PROBLEM DETAILS: Give only one thing: the number of lines that include the word "with".

PROVIDED RECORDS:
###
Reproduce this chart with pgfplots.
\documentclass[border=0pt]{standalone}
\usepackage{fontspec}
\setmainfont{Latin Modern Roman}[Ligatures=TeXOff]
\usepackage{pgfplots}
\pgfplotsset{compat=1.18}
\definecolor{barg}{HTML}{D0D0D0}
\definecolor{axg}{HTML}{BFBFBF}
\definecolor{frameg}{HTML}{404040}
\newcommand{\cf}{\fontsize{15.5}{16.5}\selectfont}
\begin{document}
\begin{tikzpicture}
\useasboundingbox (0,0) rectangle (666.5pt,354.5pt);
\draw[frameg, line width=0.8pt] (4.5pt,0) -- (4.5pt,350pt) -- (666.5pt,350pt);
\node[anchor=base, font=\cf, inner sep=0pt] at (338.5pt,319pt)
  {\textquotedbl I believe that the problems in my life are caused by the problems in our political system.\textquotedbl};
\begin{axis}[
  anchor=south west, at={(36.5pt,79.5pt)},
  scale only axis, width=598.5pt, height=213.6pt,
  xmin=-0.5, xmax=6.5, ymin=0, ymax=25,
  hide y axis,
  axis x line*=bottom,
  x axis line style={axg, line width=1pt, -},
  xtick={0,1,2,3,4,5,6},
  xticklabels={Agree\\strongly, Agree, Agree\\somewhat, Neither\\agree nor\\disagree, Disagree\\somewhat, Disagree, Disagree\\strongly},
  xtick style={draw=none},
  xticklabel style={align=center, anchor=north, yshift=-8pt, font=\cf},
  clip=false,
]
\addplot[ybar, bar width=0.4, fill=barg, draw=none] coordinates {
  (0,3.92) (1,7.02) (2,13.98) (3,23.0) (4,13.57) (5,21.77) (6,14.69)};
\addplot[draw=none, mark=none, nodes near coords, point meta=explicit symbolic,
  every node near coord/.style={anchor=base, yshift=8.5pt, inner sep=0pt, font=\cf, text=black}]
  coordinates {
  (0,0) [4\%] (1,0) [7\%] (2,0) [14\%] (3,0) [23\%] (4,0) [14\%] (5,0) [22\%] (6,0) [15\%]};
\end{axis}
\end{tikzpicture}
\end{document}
###
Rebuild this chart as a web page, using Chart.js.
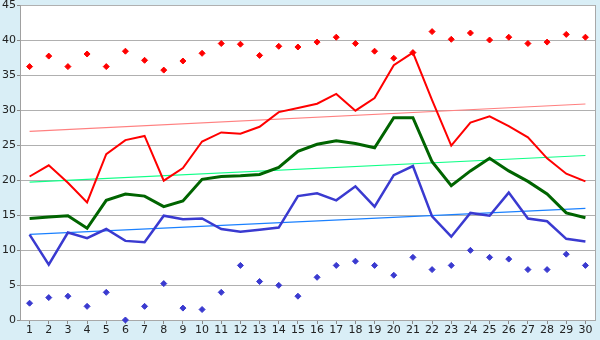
###
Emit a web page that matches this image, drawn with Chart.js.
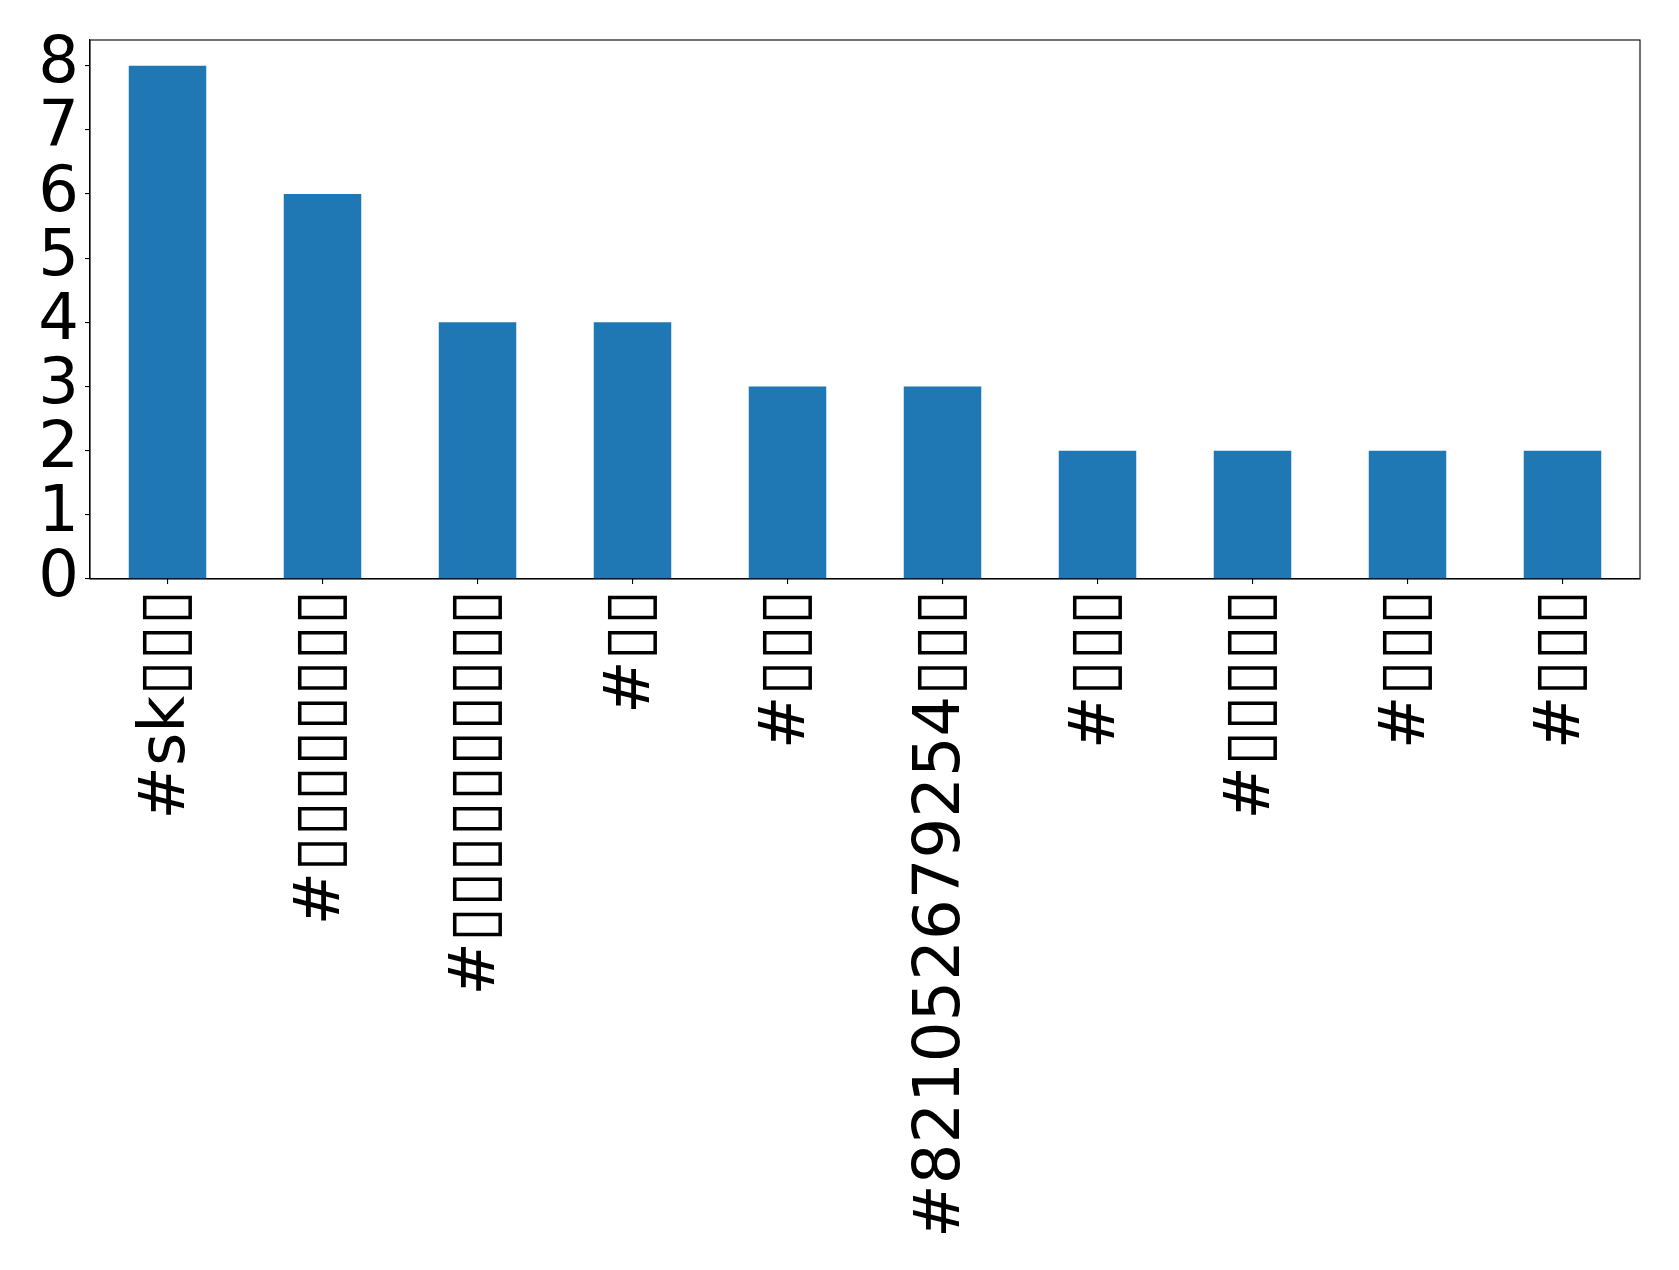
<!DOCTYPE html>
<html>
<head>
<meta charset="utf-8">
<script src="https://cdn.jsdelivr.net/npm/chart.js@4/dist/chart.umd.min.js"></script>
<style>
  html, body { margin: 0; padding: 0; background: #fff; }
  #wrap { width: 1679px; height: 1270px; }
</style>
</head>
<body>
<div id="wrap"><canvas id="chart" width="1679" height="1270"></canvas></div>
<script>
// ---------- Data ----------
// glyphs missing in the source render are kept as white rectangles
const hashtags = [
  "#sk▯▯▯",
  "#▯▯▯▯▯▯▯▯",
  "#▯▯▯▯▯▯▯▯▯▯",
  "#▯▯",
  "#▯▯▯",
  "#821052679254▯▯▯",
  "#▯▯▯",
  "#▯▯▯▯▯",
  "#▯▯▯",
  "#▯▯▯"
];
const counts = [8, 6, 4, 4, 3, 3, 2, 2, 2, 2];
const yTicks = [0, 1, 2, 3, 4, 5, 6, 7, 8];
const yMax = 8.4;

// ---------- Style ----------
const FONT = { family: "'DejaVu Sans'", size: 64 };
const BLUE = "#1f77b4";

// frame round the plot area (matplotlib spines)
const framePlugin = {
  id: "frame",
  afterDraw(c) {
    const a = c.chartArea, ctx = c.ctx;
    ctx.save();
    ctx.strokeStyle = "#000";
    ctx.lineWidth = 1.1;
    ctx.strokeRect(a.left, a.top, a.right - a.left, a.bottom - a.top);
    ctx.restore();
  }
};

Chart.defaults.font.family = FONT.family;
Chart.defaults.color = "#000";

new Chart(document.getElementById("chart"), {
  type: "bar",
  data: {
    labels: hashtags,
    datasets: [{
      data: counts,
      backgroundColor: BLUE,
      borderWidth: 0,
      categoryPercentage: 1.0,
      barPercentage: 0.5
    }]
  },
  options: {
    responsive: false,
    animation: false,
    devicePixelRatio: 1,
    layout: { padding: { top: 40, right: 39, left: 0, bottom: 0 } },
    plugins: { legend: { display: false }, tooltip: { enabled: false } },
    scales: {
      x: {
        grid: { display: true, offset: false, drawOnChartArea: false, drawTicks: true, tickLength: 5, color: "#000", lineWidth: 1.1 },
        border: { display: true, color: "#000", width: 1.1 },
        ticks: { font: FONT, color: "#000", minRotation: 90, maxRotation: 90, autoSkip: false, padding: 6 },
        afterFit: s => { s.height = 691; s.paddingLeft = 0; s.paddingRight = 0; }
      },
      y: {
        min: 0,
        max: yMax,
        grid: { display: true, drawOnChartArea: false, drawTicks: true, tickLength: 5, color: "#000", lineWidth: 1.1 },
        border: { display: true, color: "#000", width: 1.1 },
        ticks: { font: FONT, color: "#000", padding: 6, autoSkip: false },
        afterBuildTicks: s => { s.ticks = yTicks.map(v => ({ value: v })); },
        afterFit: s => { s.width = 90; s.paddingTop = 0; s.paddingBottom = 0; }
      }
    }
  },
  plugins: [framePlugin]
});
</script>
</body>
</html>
###
CORRECT OUTPUT: 2